• Exercise input
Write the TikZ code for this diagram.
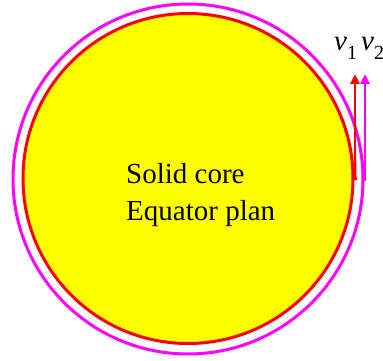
\documentclass[tikz,border=0pt]{standalone}
\usepackage{fontspec}
\setmainfont{Liberation Serif}
\usetikzlibrary{arrows.meta,positioning,calc}
\definecolor{corefill}{HTML}{FFFF00}
\definecolor{coreline}{HTML}{FF0000}
\definecolor{orbitline}{HTML}{FF00FF}
\tikzset{
  every node/.style={font=\fontsize{29}{37}\selectfont, text=black},
  core/.style={circle, draw=coreline, fill=corefill, line width=3pt, inner sep=0pt},
  orbit/.style={circle, draw=orbitline, line width=3pt, inner sep=0pt},
  vel/.style={-{Triangle[length=10pt, width=9pt]}, line width=2.5pt},
  lbl/.style={inner sep=0pt, anchor=base west},
}
\newcommand{\velsub}[1]{\textit{v}\raisebox{-0.3em}{\fontsize{20}{20}\selectfont #1}}

\begin{document}
\begin{tikzpicture}[x=1pt, y=-1pt]
  \useasboundingbox (0,0) rectangle (383,361);
  % ---- the two circles --------------------------------------------------
  \node[orbit, minimum size=350pt] (orbit) at (188,179) {};
  \node[core, minimum size=330pt] (core) at (188,178.5) {};

  % ---- text inside the core ---------------------------------------------
  \node[lbl, align=left, anchor=north west] (caption) at (126,163) {Solid core\\Equator plan};

  % ---- velocity arrows --------------------------------------------------
  \coordinate (tip1) at (355,74);
  \coordinate (tip2) at (365,74);
  \draw[vel, draw=coreline, fill=coreline] ([xshift=2pt]core.east) -- (core.east -| tip1) -- (tip1);
  \draw[vel, draw=orbitline, fill=orbitline] ([yshift=-2pt]orbit.east -| tip2) -- (tip2);
  \node[lbl] (v1) at (334,51) {\velsub{1}};
  \node[lbl] (v2) at (361,51) {\velsub{2}};
\end{tikzpicture}
\end{document}
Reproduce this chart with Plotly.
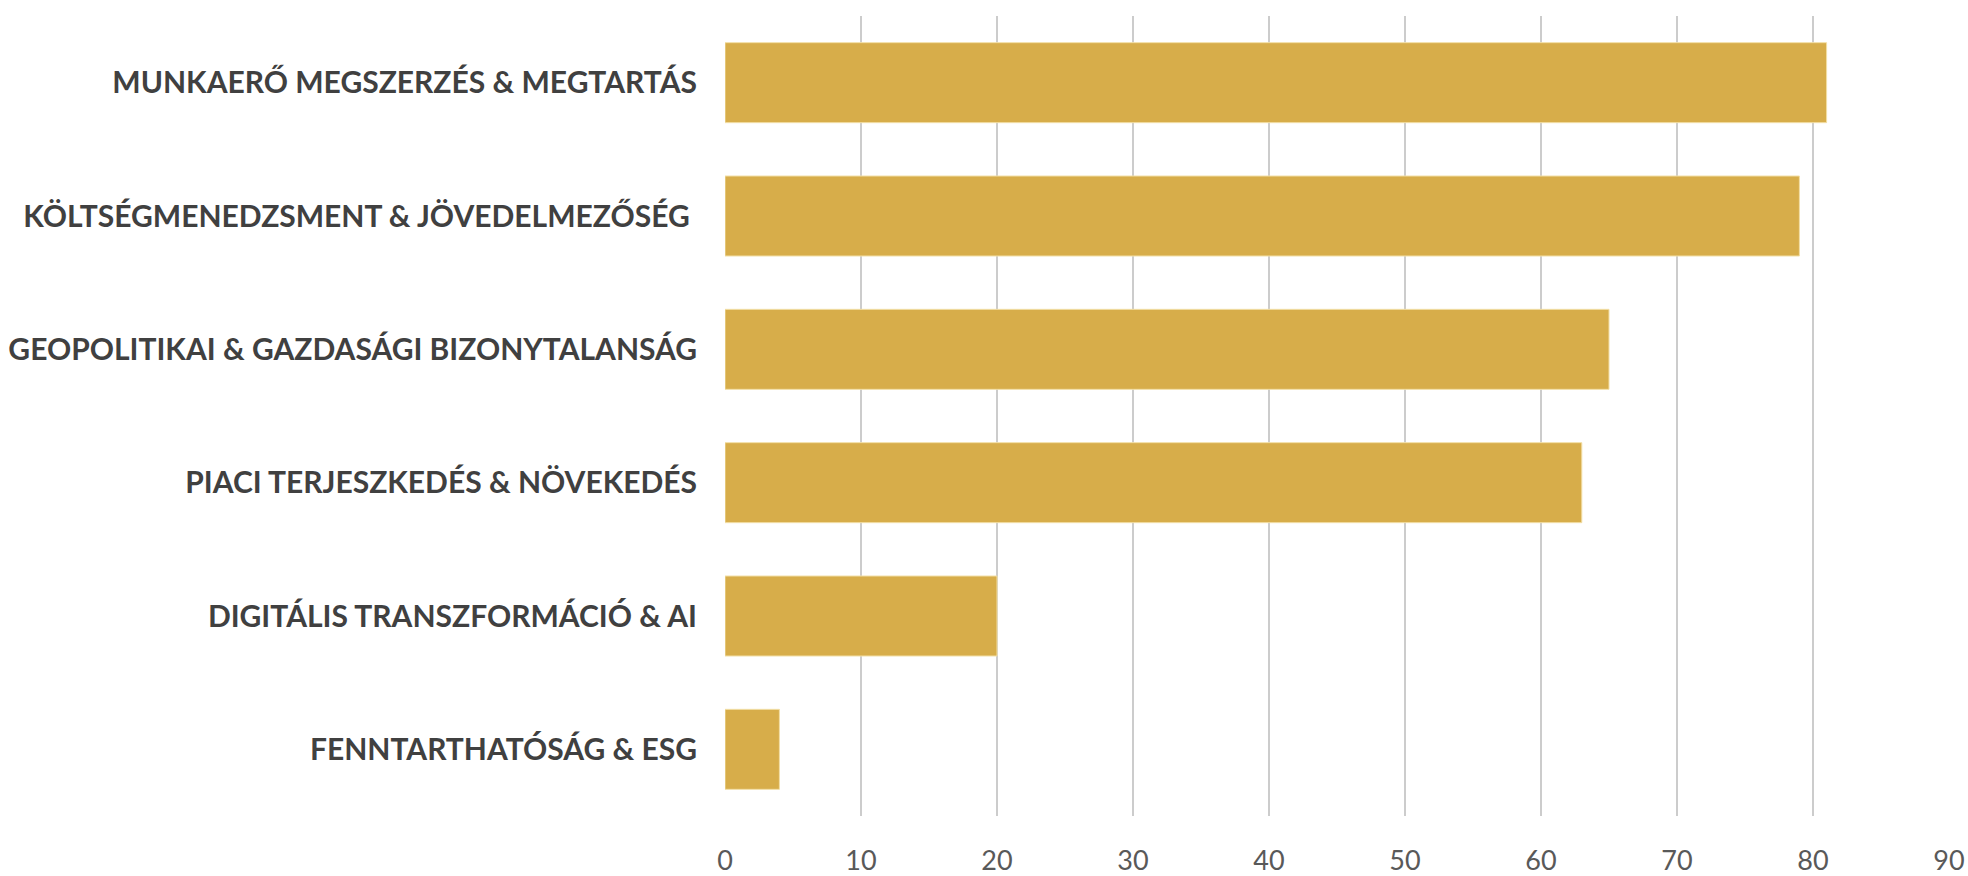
import plotly.graph_objects as go

categories = [
    "MUNKAERŐ MEGSZERZÉS & MEGTARTÁS",
    "KÖLTSÉGMENEDZSMENT & JÖVEDELMEZŐSÉG\u00a0",
    "GEOPOLITIKAI & GAZDASÁGI BIZONYTALANSÁG",
    "PIACI TERJESZKEDÉS & NÖVEKEDÉS",
    "DIGITÁLIS TRANSZFORMÁCIÓ & AI",
    "FENNTARTHATÓSÁG & ESG",
]
values = [81, 79, 65, 63, 20, 4]
x_ticks = [0, 10, 20, 30, 40, 50, 60, 70, 80, 90]

fig = go.Figure(
    go.Bar(
        x=values,
        y=categories,
        orientation="h",
        marker=dict(color="#D7AD4A", line=dict(color="#F2DFA6", width=1)),
    )
)

fig.update_layout(
    width=1968,
    height=876,
    margin=dict(l=725, r=19, t=16, b=60),
    paper_bgcolor="white",
    plot_bgcolor="white",
    bargap=0.4,
    showlegend=False,
    font=dict(family="Lato, Carlito, sans-serif"),
)

fig.update_xaxes(
    range=[0, 90],
    automargin=False,
    tickvals=x_ticks,
    ticktext=[str(v) for v in x_ticks],
    showgrid=True,
    gridcolor="#CCCCCC",
    gridwidth=1.5,
    zeroline=True,
    zerolinecolor="rgba(0,0,0,0)",
    showline=False,
    ticks="outside",
    ticklen=21,
    tickcolor="rgba(0,0,0,0)",
    tickfont=dict(size=27, color="#595959", family="Lato, sans-serif"),
)

fig.update_yaxes(
    autorange="reversed",
    automargin=False,
    showgrid=False,
    showline=False,
    ticks="",
    ticklabelstandoff=27,
    tickfont=dict(size=30, color="#404040", family="Lato, sans-serif", weight="bold"),
)

fig.write_html(
    "out.html",
    config={"displayModeBar": False},
    post_script="document.body.style.margin='0';document.body.style.overflow='hidden';",
)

• Set task
Starting at the line containing "Reproduce this chart with Plotly." and stopping after the line containing "70, 80, 90]", give the lines again exactly and leave out every image.

• Solution for this problem
Reproduce this chart with Plotly.
import plotly.graph_objects as go

categories = [
    "MUNKAERŐ MEGSZERZÉS & MEGTARTÁS",
    "KÖLTSÉGMENEDZSMENT & JÖVEDELMEZŐSÉG\u00a0",
    "GEOPOLITIKAI & GAZDASÁGI BIZONYTALANSÁG",
    "PIACI TERJESZKEDÉS & NÖVEKEDÉS",
    "DIGITÁLIS TRANSZFORMÁCIÓ & AI",
    "FENNTARTHATÓSÁG & ESG",
]
values = [81, 79, 65, 63, 20, 4]
x_ticks = [0, 10, 20, 30, 40, 50, 60, 70, 80, 90]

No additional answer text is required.